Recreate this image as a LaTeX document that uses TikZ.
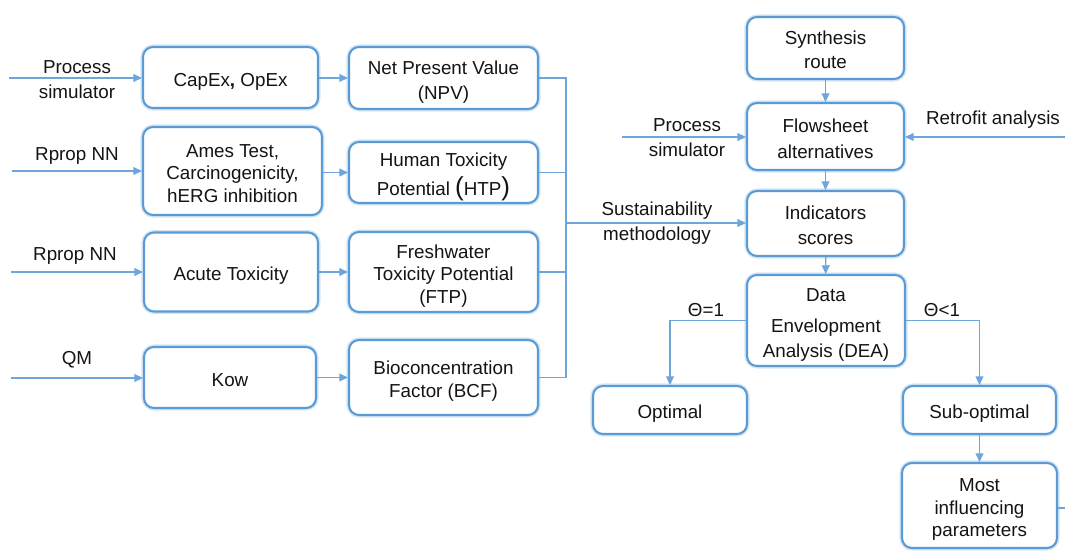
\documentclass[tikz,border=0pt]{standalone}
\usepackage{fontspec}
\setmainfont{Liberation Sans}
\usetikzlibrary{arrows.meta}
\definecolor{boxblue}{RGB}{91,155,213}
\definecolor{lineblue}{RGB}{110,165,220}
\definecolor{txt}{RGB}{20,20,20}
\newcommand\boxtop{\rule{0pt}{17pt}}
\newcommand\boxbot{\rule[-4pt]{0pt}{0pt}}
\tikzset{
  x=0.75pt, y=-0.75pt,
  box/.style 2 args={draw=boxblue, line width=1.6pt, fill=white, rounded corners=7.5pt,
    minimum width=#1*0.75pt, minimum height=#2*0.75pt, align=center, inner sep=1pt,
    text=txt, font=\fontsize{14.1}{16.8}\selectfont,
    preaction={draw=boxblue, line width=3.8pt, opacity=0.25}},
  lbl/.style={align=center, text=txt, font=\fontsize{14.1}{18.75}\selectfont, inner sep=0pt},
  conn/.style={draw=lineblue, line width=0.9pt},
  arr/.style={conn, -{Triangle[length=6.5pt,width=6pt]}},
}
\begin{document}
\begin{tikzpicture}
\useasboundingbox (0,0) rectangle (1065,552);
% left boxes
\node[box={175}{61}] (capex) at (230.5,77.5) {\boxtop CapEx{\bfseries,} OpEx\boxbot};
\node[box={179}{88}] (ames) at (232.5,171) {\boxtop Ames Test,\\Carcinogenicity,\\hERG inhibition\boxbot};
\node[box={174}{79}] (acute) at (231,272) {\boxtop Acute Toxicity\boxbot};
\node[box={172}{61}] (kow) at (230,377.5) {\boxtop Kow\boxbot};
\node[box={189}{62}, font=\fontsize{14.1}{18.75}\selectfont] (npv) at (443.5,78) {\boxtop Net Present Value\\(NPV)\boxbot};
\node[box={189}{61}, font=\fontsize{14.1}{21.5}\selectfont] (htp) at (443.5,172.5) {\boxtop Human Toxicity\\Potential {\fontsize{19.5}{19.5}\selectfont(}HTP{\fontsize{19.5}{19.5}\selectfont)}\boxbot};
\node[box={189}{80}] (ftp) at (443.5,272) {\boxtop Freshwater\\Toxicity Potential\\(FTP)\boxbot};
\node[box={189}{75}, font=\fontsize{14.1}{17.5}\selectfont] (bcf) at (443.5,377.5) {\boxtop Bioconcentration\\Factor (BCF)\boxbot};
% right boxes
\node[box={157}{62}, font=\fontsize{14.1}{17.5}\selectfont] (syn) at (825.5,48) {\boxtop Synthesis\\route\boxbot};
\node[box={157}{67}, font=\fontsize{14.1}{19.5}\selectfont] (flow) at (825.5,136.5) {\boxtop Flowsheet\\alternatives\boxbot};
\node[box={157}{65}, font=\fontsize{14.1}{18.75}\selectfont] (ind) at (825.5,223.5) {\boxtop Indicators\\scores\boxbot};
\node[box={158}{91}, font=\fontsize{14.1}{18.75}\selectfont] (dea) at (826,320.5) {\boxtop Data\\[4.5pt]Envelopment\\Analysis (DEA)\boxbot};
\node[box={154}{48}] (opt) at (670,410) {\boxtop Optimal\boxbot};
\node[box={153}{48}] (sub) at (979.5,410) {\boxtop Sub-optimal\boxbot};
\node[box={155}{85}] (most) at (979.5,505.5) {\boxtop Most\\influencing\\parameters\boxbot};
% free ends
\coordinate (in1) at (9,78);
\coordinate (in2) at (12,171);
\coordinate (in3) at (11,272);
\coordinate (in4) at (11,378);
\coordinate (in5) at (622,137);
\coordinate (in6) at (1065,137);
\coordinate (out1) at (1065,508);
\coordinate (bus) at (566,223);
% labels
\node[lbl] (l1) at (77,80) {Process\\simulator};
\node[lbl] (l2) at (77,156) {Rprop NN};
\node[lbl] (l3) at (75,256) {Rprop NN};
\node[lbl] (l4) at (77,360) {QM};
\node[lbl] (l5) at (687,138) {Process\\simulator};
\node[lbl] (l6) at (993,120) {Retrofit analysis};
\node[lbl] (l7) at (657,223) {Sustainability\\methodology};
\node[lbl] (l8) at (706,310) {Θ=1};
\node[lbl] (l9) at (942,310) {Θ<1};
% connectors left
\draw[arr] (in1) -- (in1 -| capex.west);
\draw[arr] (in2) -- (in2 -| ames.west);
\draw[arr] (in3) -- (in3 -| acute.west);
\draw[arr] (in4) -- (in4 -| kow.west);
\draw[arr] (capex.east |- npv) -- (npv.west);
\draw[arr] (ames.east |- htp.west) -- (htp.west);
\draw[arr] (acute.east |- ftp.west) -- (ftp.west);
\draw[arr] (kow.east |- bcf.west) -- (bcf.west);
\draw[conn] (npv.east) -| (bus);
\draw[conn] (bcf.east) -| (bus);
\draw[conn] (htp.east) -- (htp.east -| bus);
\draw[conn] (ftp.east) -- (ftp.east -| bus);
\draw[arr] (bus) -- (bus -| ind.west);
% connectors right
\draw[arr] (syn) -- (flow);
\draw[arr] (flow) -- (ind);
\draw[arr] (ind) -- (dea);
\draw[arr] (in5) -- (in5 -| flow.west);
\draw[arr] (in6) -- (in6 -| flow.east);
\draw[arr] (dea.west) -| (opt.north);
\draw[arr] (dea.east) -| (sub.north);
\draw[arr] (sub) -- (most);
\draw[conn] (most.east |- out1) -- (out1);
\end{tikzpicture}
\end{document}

PROBLEM REQUIREMENTS: Every line of text is to be repeated exactly; pictures are left out.

ANSWER TO THE TASK:
Recreate this image as a LaTeX document that uses TikZ.
\documentclass[tikz,border=0pt]{standalone}
\usepackage{fontspec}
\setmainfont{Liberation Sans}
\usetikzlibrary{arrows.meta}
\definecolor{boxblue}{RGB}{91,155,213}
\definecolor{lineblue}{RGB}{110,165,220}
\definecolor{txt}{RGB}{20,20,20}
\newcommand\boxtop{\rule{0pt}{17pt}}
\newcommand\boxbot{\rule[-4pt]{0pt}{0pt}}
\tikzset{
  x=0.75pt, y=-0.75pt,
  box/.style 2 args={draw=boxblue, line width=1.6pt, fill=white, rounded corners=7.5pt,
    minimum width=#1*0.75pt, minimum height=#2*0.75pt, align=center, inner sep=1pt,
    text=txt, font=\fontsize{14.1}{16.8}\selectfont,
    preaction={draw=boxblue, line width=3.8pt, opacity=0.25}},
  lbl/.style={align=center, text=txt, font=\fontsize{14.1}{18.75}\selectfont, inner sep=0pt},
  conn/.style={draw=lineblue, line width=0.9pt},
  arr/.style={conn, -{Triangle[length=6.5pt,width=6pt]}},
}
\begin{document}
\begin{tikzpicture}
\useasboundingbox (0,0) rectangle (1065,552);
% left boxes
\node[box={175}{61}] (capex) at (230.5,77.5) {\boxtop CapEx{\bfseries,} OpEx\boxbot};
\node[box={179}{88}] (ames) at (232.5,171) {\boxtop Ames Test,\\Carcinogenicity,\\hERG inhibition\boxbot};
\node[box={174}{79}] (acute) at (231,272) {\boxtop Acute Toxicity\boxbot};
\node[box={172}{61}] (kow) at (230,377.5) {\boxtop Kow\boxbot};
\node[box={189}{62}, font=\fontsize{14.1}{18.75}\selectfont] (npv) at (443.5,78) {\boxtop Net Present Value\\(NPV)\boxbot};
\node[box={189}{61}, font=\fontsize{14.1}{21.5}\selectfont] (htp) at (443.5,172.5) {\boxtop Human Toxicity\\Potential {\fontsize{19.5}{19.5}\selectfont(}HTP{\fontsize{19.5}{19.5}\selectfont)}\boxbot};
\node[box={189}{80}] (ftp) at (443.5,272) {\boxtop Freshwater\\Toxicity Potential\\(FTP)\boxbot};
\node[box={189}{75}, font=\fontsize{14.1}{17.5}\selectfont] (bcf) at (443.5,377.5) {\boxtop Bioconcentration\\Factor (BCF)\boxbot};
% right boxes
\node[box={157}{62}, font=\fontsize{14.1}{17.5}\selectfont] (syn) at (825.5,48) {\boxtop Synthesis\\route\boxbot};
\node[box={157}{67}, font=\fontsize{14.1}{19.5}\selectfont] (flow) at (825.5,136.5) {\boxtop Flowsheet\\alternatives\boxbot};
\node[box={157}{65}, font=\fontsize{14.1}{18.75}\selectfont] (ind) at (825.5,223.5) {\boxtop Indicators\\scores\boxbot};
\node[box={158}{91}, font=\fontsize{14.1}{18.75}\selectfont] (dea) at (826,320.5) {\boxtop Data\\[4.5pt]Envelopment\\Analysis (DEA)\boxbot};
\node[box={154}{48}] (opt) at (670,410) {\boxtop Optimal\boxbot};
\node[box={153}{48}] (sub) at (979.5,410) {\boxtop Sub-optimal\boxbot};
\node[box={155}{85}] (most) at (979.5,505.5) {\boxtop Most\\influencing\\parameters\boxbot};
% free ends
\coordinate (in1) at (9,78);
\coordinate (in2) at (12,171);
\coordinate (in3) at (11,272);
\coordinate (in4) at (11,378);
\coordinate (in5) at (622,137);
\coordinate (in6) at (1065,137);
\coordinate (out1) at (1065,508);
\coordinate (bus) at (566,223);
% labels
\node[lbl] (l1) at (77,80) {Process\\simulator};
\node[lbl] (l2) at (77,156) {Rprop NN};
\node[lbl] (l3) at (75,256) {Rprop NN};
\node[lbl] (l4) at (77,360) {QM};
\node[lbl] (l5) at (687,138) {Process\\simulator};
\node[lbl] (l6) at (993,120) {Retrofit analysis};
\node[lbl] (l7) at (657,223) {Sustainability\\methodology};
\node[lbl] (l8) at (706,310) {Θ=1};
\node[lbl] (l9) at (942,310) {Θ<1};
% connectors left
\draw[arr] (in1) -- (in1 -| capex.west);
\draw[arr] (in2) -- (in2 -| ames.west);
\draw[arr] (in3) -- (in3 -| acute.west);
\draw[arr] (in4) -- (in4 -| kow.west);
\draw[arr] (capex.east |- npv) -- (npv.west);
\draw[arr] (ames.east |- htp.west) -- (htp.west);
\draw[arr] (acute.east |- ftp.west) -- (ftp.west);
\draw[arr] (kow.east |- bcf.west) -- (bcf.west);
\draw[conn] (npv.east) -| (bus);
\draw[conn] (bcf.east) -| (bus);
\draw[conn] (htp.east) -- (htp.east -| bus);
\draw[conn] (ftp.east) -- (ftp.east -| bus);
\draw[arr] (bus) -- (bus -| ind.west);
% connectors right
\draw[arr] (syn) -- (flow);
\draw[arr] (flow) -- (ind);
\draw[arr] (ind) -- (dea);
\draw[arr] (in5) -- (in5 -| flow.west);
\draw[arr] (in6) -- (in6 -| flow.east);
\draw[arr] (dea.west) -| (opt.north);
\draw[arr] (dea.east) -| (sub.north);
\draw[arr] (sub) -- (most);
\draw[conn] (most.east |- out1) -- (out1);
\end{tikzpicture}
\end{document}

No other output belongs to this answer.